Collected data:
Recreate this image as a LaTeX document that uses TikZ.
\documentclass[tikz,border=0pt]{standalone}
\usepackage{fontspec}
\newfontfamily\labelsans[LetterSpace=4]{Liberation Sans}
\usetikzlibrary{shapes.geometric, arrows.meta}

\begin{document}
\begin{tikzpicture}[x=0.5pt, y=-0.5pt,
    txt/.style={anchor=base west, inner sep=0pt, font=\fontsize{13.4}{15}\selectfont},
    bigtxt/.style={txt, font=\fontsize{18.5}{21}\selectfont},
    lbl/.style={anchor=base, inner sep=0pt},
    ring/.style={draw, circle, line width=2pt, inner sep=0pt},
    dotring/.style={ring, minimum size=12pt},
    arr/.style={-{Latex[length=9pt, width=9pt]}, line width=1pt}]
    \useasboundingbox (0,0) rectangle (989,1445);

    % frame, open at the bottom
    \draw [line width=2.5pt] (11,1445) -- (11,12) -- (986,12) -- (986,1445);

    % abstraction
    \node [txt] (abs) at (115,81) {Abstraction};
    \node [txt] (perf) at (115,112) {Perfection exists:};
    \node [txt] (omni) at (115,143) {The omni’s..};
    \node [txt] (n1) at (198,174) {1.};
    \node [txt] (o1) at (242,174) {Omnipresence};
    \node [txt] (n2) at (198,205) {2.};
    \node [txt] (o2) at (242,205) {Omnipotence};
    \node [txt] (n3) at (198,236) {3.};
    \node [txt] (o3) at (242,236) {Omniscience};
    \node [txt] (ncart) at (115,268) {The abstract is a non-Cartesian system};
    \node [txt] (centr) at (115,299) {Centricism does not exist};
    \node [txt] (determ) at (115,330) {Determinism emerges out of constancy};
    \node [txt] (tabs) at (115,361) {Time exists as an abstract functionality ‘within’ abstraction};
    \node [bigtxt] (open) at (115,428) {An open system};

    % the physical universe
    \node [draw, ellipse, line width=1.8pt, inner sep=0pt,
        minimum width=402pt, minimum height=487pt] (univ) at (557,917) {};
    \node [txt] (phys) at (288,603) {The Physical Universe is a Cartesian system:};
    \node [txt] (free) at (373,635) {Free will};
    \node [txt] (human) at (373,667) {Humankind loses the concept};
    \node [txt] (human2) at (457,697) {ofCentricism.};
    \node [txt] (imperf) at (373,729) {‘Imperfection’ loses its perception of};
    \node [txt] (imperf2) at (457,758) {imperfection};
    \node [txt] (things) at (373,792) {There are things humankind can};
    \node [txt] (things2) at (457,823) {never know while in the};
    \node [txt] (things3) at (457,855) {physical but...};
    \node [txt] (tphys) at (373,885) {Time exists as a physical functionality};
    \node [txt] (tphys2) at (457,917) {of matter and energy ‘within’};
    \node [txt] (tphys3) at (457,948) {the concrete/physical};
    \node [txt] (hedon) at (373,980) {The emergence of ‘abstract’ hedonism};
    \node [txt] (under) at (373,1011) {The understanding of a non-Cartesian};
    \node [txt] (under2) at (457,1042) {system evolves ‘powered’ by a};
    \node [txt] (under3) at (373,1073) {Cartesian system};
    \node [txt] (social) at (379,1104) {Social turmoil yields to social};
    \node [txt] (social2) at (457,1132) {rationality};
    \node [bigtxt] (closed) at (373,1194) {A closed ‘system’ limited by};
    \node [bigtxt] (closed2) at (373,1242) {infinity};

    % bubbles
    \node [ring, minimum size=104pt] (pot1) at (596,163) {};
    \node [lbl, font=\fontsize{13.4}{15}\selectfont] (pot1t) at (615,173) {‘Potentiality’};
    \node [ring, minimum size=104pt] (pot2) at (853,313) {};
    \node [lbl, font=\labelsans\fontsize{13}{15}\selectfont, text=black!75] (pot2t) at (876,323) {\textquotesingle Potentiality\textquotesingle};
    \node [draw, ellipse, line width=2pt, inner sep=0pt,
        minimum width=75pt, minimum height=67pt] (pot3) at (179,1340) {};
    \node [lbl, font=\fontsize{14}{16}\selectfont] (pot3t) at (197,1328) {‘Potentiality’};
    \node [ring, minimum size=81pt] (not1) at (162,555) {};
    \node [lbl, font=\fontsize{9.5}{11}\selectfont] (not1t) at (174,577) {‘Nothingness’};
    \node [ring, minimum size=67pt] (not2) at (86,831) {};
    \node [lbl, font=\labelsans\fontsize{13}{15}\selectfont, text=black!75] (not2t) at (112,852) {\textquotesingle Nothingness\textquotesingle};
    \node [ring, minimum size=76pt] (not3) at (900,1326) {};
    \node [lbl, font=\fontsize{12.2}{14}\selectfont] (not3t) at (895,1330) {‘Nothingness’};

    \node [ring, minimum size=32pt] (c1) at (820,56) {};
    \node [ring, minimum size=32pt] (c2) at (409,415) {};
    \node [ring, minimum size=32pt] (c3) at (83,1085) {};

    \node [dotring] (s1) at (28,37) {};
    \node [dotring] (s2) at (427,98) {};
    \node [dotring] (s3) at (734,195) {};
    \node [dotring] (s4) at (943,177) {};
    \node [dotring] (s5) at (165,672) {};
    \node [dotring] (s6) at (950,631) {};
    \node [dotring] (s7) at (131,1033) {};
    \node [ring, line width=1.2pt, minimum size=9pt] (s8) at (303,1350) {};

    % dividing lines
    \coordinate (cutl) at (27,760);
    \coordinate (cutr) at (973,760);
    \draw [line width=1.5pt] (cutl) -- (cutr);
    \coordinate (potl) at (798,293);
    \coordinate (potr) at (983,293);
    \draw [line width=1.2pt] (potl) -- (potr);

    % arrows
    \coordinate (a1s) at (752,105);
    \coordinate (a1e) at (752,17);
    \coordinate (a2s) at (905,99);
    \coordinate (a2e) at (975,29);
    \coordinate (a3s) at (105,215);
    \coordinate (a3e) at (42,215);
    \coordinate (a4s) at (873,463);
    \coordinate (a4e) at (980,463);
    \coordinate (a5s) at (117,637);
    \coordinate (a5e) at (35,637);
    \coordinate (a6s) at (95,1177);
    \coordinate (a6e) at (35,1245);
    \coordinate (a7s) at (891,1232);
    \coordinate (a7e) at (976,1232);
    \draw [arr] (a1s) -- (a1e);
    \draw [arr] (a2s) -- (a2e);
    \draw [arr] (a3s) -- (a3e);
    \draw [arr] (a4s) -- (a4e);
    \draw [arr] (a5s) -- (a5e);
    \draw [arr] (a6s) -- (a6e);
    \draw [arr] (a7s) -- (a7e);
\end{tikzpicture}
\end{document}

* * *

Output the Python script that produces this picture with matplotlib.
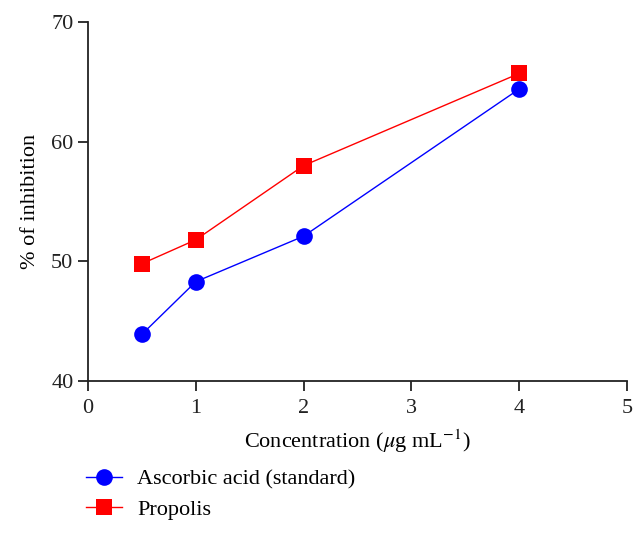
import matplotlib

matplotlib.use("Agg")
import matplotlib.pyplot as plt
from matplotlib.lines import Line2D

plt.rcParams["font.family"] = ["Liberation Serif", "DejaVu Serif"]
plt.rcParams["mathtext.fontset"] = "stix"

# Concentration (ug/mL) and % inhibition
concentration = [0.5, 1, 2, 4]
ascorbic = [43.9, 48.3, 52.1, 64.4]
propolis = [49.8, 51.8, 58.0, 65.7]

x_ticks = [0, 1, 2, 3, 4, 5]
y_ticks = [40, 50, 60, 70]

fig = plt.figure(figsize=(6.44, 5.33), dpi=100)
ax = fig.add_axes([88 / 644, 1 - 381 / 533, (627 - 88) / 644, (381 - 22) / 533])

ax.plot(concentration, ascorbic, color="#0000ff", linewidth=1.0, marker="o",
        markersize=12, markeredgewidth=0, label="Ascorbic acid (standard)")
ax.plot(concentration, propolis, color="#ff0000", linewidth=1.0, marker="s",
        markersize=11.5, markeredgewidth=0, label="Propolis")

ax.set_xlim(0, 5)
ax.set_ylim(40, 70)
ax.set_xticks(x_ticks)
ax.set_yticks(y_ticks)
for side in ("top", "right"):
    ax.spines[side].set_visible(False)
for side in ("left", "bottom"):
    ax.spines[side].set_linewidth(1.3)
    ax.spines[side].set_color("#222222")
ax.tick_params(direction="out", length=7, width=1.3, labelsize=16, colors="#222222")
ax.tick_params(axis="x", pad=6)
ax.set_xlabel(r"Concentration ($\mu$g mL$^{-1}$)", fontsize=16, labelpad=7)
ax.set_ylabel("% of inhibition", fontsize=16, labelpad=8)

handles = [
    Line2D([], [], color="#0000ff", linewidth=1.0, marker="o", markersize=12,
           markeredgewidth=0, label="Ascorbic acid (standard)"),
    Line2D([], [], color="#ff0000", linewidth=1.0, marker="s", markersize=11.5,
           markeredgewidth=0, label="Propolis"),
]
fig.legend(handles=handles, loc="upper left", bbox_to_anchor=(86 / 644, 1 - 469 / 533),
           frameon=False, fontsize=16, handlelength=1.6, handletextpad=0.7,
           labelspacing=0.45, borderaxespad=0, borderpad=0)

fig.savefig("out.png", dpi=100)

---

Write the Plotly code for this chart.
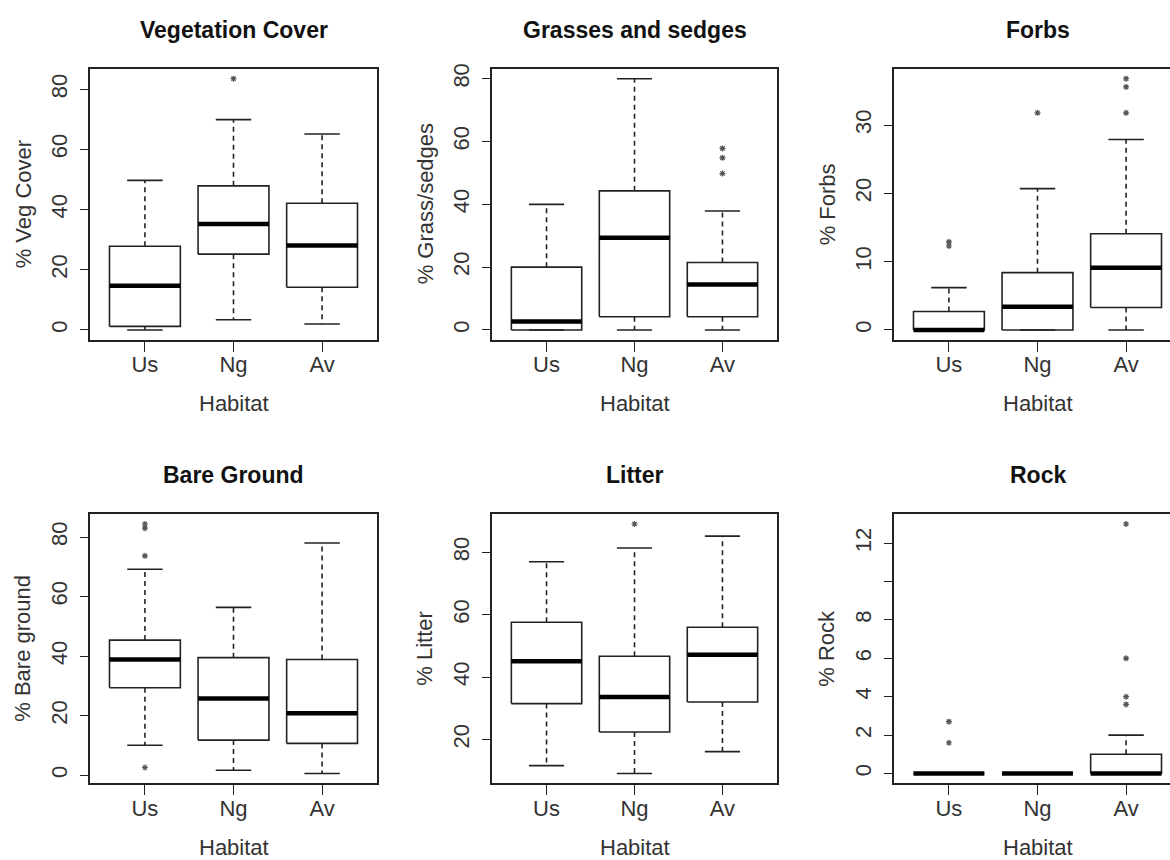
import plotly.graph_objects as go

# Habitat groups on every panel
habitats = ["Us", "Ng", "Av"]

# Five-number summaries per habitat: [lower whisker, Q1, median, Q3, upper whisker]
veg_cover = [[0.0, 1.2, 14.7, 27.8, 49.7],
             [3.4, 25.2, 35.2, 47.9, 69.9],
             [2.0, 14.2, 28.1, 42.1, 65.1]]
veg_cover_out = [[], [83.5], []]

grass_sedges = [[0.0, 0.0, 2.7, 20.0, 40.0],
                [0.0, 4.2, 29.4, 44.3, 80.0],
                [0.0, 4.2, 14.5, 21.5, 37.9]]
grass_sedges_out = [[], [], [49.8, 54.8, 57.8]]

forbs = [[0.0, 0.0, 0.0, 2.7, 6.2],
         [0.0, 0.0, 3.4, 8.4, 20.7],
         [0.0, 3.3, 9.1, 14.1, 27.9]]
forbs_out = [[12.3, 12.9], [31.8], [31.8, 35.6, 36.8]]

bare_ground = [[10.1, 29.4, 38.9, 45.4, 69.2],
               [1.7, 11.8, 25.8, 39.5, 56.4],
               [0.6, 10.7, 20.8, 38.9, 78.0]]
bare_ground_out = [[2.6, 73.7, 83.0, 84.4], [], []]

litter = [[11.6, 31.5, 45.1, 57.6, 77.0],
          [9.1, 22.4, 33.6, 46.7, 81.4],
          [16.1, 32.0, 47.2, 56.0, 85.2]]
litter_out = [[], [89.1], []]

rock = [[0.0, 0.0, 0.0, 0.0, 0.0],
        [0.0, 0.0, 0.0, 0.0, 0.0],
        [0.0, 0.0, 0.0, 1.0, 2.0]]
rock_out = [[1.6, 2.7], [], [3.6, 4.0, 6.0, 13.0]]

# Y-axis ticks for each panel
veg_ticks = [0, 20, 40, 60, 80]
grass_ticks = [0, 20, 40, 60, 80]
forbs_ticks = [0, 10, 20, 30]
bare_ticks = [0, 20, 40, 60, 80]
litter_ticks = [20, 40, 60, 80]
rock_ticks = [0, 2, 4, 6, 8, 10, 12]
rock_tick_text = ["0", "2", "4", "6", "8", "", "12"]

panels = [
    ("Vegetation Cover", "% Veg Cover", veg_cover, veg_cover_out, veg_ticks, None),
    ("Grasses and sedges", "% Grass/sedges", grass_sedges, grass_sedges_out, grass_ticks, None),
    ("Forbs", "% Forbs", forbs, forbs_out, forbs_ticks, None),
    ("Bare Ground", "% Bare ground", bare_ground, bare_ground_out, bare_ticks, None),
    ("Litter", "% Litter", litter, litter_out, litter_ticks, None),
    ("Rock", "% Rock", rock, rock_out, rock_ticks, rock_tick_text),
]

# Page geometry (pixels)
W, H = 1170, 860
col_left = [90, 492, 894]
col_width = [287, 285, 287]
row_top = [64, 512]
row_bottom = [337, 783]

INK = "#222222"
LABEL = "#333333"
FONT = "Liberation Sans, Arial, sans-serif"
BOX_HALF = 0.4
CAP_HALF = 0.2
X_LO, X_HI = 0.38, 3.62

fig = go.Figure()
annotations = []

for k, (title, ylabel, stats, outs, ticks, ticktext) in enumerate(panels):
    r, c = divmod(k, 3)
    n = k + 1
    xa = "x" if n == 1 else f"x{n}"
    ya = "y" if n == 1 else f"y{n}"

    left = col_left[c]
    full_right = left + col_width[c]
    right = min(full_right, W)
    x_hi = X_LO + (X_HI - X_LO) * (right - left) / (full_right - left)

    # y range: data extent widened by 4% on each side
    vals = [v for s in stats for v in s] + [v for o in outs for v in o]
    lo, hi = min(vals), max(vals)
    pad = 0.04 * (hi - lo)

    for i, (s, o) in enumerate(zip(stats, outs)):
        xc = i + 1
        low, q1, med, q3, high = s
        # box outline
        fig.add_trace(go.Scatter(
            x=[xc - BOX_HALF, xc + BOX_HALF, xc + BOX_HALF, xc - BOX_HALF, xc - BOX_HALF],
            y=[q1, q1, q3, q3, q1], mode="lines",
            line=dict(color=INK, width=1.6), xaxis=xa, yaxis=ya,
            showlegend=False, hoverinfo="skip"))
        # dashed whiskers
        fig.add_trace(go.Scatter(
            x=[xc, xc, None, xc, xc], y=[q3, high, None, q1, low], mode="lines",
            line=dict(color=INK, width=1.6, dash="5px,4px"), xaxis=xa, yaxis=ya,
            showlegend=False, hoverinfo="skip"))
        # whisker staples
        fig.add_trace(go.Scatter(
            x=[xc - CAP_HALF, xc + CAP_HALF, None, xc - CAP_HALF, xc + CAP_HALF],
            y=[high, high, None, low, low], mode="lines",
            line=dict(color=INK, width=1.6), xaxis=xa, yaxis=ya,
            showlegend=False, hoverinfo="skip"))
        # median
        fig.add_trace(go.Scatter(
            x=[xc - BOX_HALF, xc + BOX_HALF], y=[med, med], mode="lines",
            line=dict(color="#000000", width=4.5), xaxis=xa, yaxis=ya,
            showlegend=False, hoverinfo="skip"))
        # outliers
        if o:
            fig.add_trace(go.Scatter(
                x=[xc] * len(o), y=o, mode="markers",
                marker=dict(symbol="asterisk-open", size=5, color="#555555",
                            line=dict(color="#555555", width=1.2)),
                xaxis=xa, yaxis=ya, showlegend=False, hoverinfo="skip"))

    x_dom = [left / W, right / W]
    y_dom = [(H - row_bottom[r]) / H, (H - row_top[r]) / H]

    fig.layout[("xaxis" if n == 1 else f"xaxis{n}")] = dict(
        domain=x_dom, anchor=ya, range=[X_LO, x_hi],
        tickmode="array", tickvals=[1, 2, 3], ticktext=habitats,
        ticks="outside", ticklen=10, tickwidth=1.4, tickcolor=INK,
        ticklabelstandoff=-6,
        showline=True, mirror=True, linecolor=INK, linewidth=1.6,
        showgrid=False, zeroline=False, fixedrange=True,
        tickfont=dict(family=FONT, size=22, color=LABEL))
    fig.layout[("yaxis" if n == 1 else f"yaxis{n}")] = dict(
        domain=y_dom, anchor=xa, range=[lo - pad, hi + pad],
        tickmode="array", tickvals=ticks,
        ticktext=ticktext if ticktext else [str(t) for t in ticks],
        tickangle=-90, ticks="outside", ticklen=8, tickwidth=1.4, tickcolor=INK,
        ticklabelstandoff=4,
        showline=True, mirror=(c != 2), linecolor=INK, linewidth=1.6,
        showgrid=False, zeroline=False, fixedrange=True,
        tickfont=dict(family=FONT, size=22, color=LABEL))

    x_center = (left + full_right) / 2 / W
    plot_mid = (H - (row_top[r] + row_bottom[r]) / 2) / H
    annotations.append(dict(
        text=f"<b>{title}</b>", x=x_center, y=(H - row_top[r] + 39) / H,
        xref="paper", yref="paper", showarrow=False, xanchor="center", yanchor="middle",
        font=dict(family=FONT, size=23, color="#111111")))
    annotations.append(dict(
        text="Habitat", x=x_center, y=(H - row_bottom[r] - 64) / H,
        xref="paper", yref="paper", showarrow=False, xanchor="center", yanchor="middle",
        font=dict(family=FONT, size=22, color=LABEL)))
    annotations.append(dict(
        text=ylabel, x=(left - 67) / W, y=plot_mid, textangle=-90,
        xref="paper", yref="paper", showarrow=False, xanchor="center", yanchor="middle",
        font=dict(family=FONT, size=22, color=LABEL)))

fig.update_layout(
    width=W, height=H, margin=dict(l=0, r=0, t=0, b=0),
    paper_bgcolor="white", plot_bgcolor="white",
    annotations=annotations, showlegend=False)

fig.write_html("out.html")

CHALLENGE = Reproduce, exactly as written, the stretch of lines whose first line is the one with "Recreate this image" and whose last line is the one with "[bigtxt] (open) at".

CORRECT RESULT =
Recreate this image as a LaTeX document that uses TikZ.
\documentclass[tikz,border=0pt]{standalone}
\usepackage{fontspec}
\newfontfamily\labelsans[LetterSpace=4]{Liberation Sans}
\usetikzlibrary{shapes.geometric, arrows.meta}

\begin{document}
\begin{tikzpicture}[x=0.5pt, y=-0.5pt,
    txt/.style={anchor=base west, inner sep=0pt, font=\fontsize{13.4}{15}\selectfont},
    bigtxt/.style={txt, font=\fontsize{18.5}{21}\selectfont},
    lbl/.style={anchor=base, inner sep=0pt},
    ring/.style={draw, circle, line width=2pt, inner sep=0pt},
    dotring/.style={ring, minimum size=12pt},
    arr/.style={-{Latex[length=9pt, width=9pt]}, line width=1pt}]
    \useasboundingbox (0,0) rectangle (989,1445);

    % frame, open at the bottom
    \draw [line width=2.5pt] (11,1445) -- (11,12) -- (986,12) -- (986,1445);

    % abstraction
    \node [txt] (abs) at (115,81) {Abstraction};
    \node [txt] (perf) at (115,112) {Perfection exists:};
    \node [txt] (omni) at (115,143) {The omni’s..};
    \node [txt] (n1) at (198,174) {1.};
    \node [txt] (o1) at (242,174) {Omnipresence};
    \node [txt] (n2) at (198,205) {2.};
    \node [txt] (o2) at (242,205) {Omnipotence};
    \node [txt] (n3) at (198,236) {3.};
    \node [txt] (o3) at (242,236) {Omniscience};
    \node [txt] (ncart) at (115,268) {The abstract is a non-Cartesian system};
    \node [txt] (centr) at (115,299) {Centricism does not exist};
    \node [txt] (determ) at (115,330) {Determinism emerges out of constancy};
    \node [txt] (tabs) at (115,361) {Time exists as an abstract functionality ‘within’ abstraction};
    \node [bigtxt] (open) at (115,428) {An open system};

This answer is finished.